The transformation is visible in the converted warehouse spaces dotting the neighbourhood. Studios like those clustered around the Galata Tower precinct now house young designers whose work appears regularly in international fashion publications. These aren't boutique operations producing limited runs for niche markets; many are scaling to production volumes of 2,000-5,000 pieces per collection, with wholesale prices ranging from €45 to €120 per garment—competitive with European manufacturers while maintaining Istanbul's reputation for quality craftsmanship.
What distinguishes Istanbul's fashion identity today is its deliberate hybridity. Designers working in Cihangir and along the Istiklal Avenue corridor are drawing explicitly from Ottoman textile traditions—particularly Turkish silk weaving and indigo dyeing techniques—while employing contemporary silhouettes and sustainable production methods. The Istanbul Fashion Week, now in its 19th iteration, has evolved from a domestic showcase into a genuinely international event attracting buyers from 40 countries and generating an estimated €8 million in direct economic activity annually.
The broader creative industries infrastructure supporting this scene has matured considerably. Organizations like the Turkish Fashion Designers Association have grown their membership to over 180 active practitioners, while dedicated fashion incubators in Beşiktaş have helped launch 34 new brands in the past three years alone. Educational institutions, particularly Mimar Sinan Fine Arts University's fashion programme, are producing designers who see no contradiction between commercial viability and artistic integrity.

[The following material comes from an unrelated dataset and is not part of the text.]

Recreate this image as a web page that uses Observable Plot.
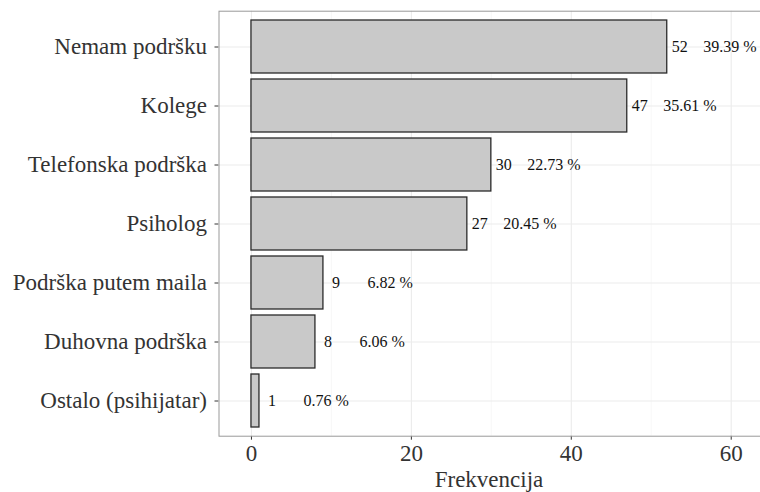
<!DOCTYPE html>
<html>
<head>
<meta charset="utf-8">
<script src="https://cdn.jsdelivr.net/npm/d3@7"></script>
<script src="https://cdn.jsdelivr.net/npm/@observablehq/plot@0.6"></script>
<style>
  html, body { margin: 0; padding: 0; background: #fff; overflow: hidden; }
  #chart { position: relative; width: 760px; height: 492px; overflow: hidden; }
  #chart svg, #chart svg text, #chart svg g { font-family: "Liberation Serif", serif !important; }
</style>
</head>
<body>
<div id="chart"></div>
<script>
const categories = ["Nemam podršku", "Kolege", "Telefonska podrška", "Psiholog", "Podrška putem maila", "Duhovna podrška", "Ostalo (psihijatar)"];
const counts = [52, 47, 30, 27, 9, 8, 1];
const percents = [39.39, 35.61, 22.73, 20.45, 6.82, 6.06, 0.76];
const xTicks = [0, 20, 40, 60];
const xMinor = [10, 30, 50, 70];
const xLabel = "Frekvencija";

const data = categories.map((c, i) => ({cat: c, n: counts[i], pct: percents[i]}));
const serif = "Liberation Serif, serif";

const plot = Plot.plot({
  width: 760,
  height: 492,
  marginLeft: 218.5,
  marginRight: 0,
  marginTop: 10.7,
  marginBottom: 56.3,
  style: {fontSize: "23px", color: "#333", background: "#fff", overflow: "hidden"},
  x: {domain: [-4.06, 85.3], range: [218.5, 933], ticks: xTicks, tickSize: 4, tickPadding: 4, label: null, tickFormat: d => String(d)},
  y: {domain: categories, paddingInner: 0.1, paddingOuter: 0.15, tickSize: 4, tickPadding: 8, label: null},
  marks: [
    Plot.ruleX(xMinor, {stroke: "#f3f3f3", strokeWidth: 0.6}),
    Plot.ruleX(xTicks, {stroke: "#ebebeb", strokeWidth: 1.1}),
    Plot.ruleY(categories, {y: d => d, stroke: "#ebebeb", strokeWidth: 1.1}),
    Plot.barX(data, {x: "n", y: "cat", fill: "#c9c9c9", stroke: "#2a2a2a", strokeWidth: 1.3}),
    Plot.text(data, {x: "n", y: "cat", text: d => (d.n < 10 ? "\u2008" : "") + d.n, textAnchor: "start", dx: 4.5, fontSize: 16, fill: "#111"}),
    Plot.text(data, {x: "n", y: "cat", text: d => (d.pct < 10 ? "\u2007" : "") + d.pct.toFixed(2) + " %", textAnchor: "start", dx: 36, fontSize: 16, fill: "#111"}),
    Plot.frame({stroke: "#999", strokeWidth: 1})
  ]
});
document.getElementById("chart").appendChild(plot);

d3.select(plot).append("text")
  .attr("x", 489).attr("y", 487)
  .attr("text-anchor", "middle")
  .attr("font-size", 23)
  .attr("fill", "#333")
  .text(xLabel);

d3.select(plot).selectAll("text").style("font-family", serif);
</script>
</body>
</html>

Perhaps most significantly, Istanbul's fashion renaissance is reframing the city's cultural narrative internationally. While global media once emphasized Istanbul as a tourist destination or geopolitical crossroads, international fashion platforms now spotlight it as a creative production centre with genuine design credentials. This shift matters profoundly for Istanbul's younger generation, who increasingly see the creative industries not as peripheral cultural activity but as central to their city's identity and their own economic futures.
The Galata district that once warehoused imports now exports ideas. That symbolic reversal tells you everything about how fashion design is reshaping what it means to be Istanbul in 2026.